====== Source excerpt

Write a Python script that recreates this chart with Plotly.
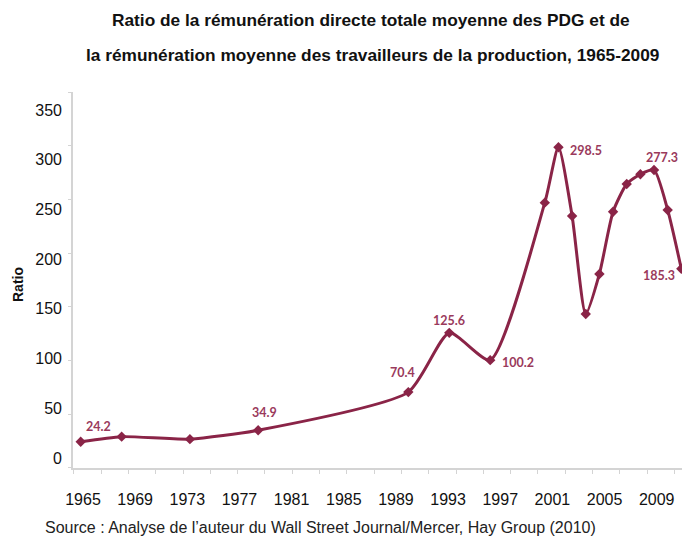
import plotly.graph_objects as go

# Data
years = [1965, 1968, 1973, 1978, 1989, 1992, 1995, 1999, 2000, 2001, 2002,
         2003, 2004, 2005, 2006, 2007, 2008, 2009]
ratio = [24.2, 28.9, 26.6, 34.9, 70.4, 125.6, 100.2, 246.9, 298.5, 234.5, 143.2,
         180.5, 238.5, 264.3, 273.4, 277.3, 240.1, 185.3]

labelled_years = [1965, 1978, 1989, 1992, 1995, 2000, 2007, 2009]
label_shifts = [(18, 15), (6, 18), (-6, 20), (0, 12), (28, -2), (28, -3), (8, 13), (-22, -7)]

x_tick_labels = [str(y) for y in range(1965, 2010, 4)]
y_tick_labels = [str(v) for v in range(0, 351, 50)]

title_line1 = "Ratio de la rémunération directe totale moyenne des PDG et de"
title_line2 = "la rémunération moyenne des travailleurs de la production, 1965-2009"
source_text = "Source : Analyse de l\u2019auteur du Wall Street Journal/Mercer, Hay Group (2010)"

LINE = "#8a2447"
LABEL = "#9a3a5c"
AXIS = "#d4d4d4"

fig = go.Figure()
fig.add_trace(go.Scatter(
    x=years, y=ratio, mode="lines+markers",
    line=dict(color=LINE, width=3, shape="spline", smoothing=0.6),
    marker=dict(symbol="diamond", size=8, color=LINE),
    showlegend=False, hoverinfo="x+y",
))
# invisible trace to activate overlay axes for labels
fig.add_trace(go.Scatter(x=[1965], y=[0], xaxis="x2", yaxis="y2",
                         mode="markers", marker=dict(opacity=0),
                         showlegend=False, hoverinfo="skip"))

annotations = []
for yr, (dx, dy) in zip(labelled_years, label_shifts):
    v = ratio[years.index(yr)]
    annotations.append(dict(
        x=yr, y=v, xref="x", yref="y", text=f"<b>{v}</b>", showarrow=False,
        xshift=dx, yshift=dy, xanchor="center", yanchor="middle",
        font=dict(family="Lato, Open Sans, sans-serif", size=12.5, color=LABEL),
    ))

FONT = "Liberation Sans, Arial"
paper_texts = [
    dict(x=371, y=20, text=f"<b>{title_line1}</b>", xanchor="center",
         font=dict(family=FONT, size=17.3, color="#111")),
    dict(x=372, y=55, text=f"<b>{title_line2}</b>", xanchor="center",
         font=dict(family=FONT, size=17.3, color="#111")),
    dict(x=18, y=285, text="<b>Ratio</b>", textangle=-90, xanchor="center",
         font=dict(family=FONT, size=14, color="#111")),
    dict(x=43, y=527, text=source_text, xanchor="left",
         font=dict(family=FONT, size=16, color="#222")),
]

# convert pixel positions (from top-left) of paper annotations into paper fractions
L, R, T, B = 73, 0, 92, 69
W, H = 682, 537
pw, ph = W - L - R, H - T - B
for a in paper_texts:
    a["x"] = (a["x"] - L) / pw
    a["y"] = (H - a["y"] - B) / ph
    annotations.append(dict(a, xref="paper", yref="paper", showarrow=False, yanchor="middle"))

fig.update_layout(
    width=W, height=H,
    margin=dict(l=L, r=R, t=T, b=B, pad=0),
    paper_bgcolor="white", plot_bgcolor="white",
    annotations=annotations,
    xaxis=dict(range=[1964.436, 2009.05], showgrid=False, zeroline=False,
               showline=True, linecolor=AXIS, linewidth=1.5,
               ticks="outside", ticklen=4, tickcolor=AXIS, tick0=1964.5, dtick=2,
               showticklabels=False),
    yaxis=dict(range=[-0.3, 350], showgrid=False, zeroline=False,
               showline=True, linecolor=AXIS, linewidth=1.5,
               ticks="outside", ticklen=3, tickcolor=AXIS,
               tickvals=list(range(0, 351, 50)), showticklabels=False),
    xaxis2=dict(overlaying="x", side="bottom", anchor="y2",
                range=[1964.233, 2010.94], showgrid=False, zeroline=False,
                showline=False, ticks="",
                tickvals=[int(t) for t in x_tick_labels], ticktext=x_tick_labels,
                ticklabelstandoff=20,
                tickfont=dict(family=FONT, size=16, color="#111")),
    yaxis2=dict(overlaying="y", side="left", anchor="x2",
                range=[-10.06, 368.1], showgrid=False, zeroline=False,
                showline=False, ticks="",
                tickvals=[int(t) for t in y_tick_labels], ticktext=y_tick_labels,
                ticklabelstandoff=10,
                tickfont=dict(family=FONT, size=16, color="#111")),
)

fig.write_html("out.html", config={"displayModeBar": False},
               post_script="document.body.style.margin='0';document.body.style.overflow='hidden';")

============

Directive
Repeat the listing above from its first line through the line that contains "import plotly.graph_objects as go", both included, and nothing more. Drop the pictures.

The output
Write a Python script that recreates this chart with Plotly.
import plotly.graph_objects as go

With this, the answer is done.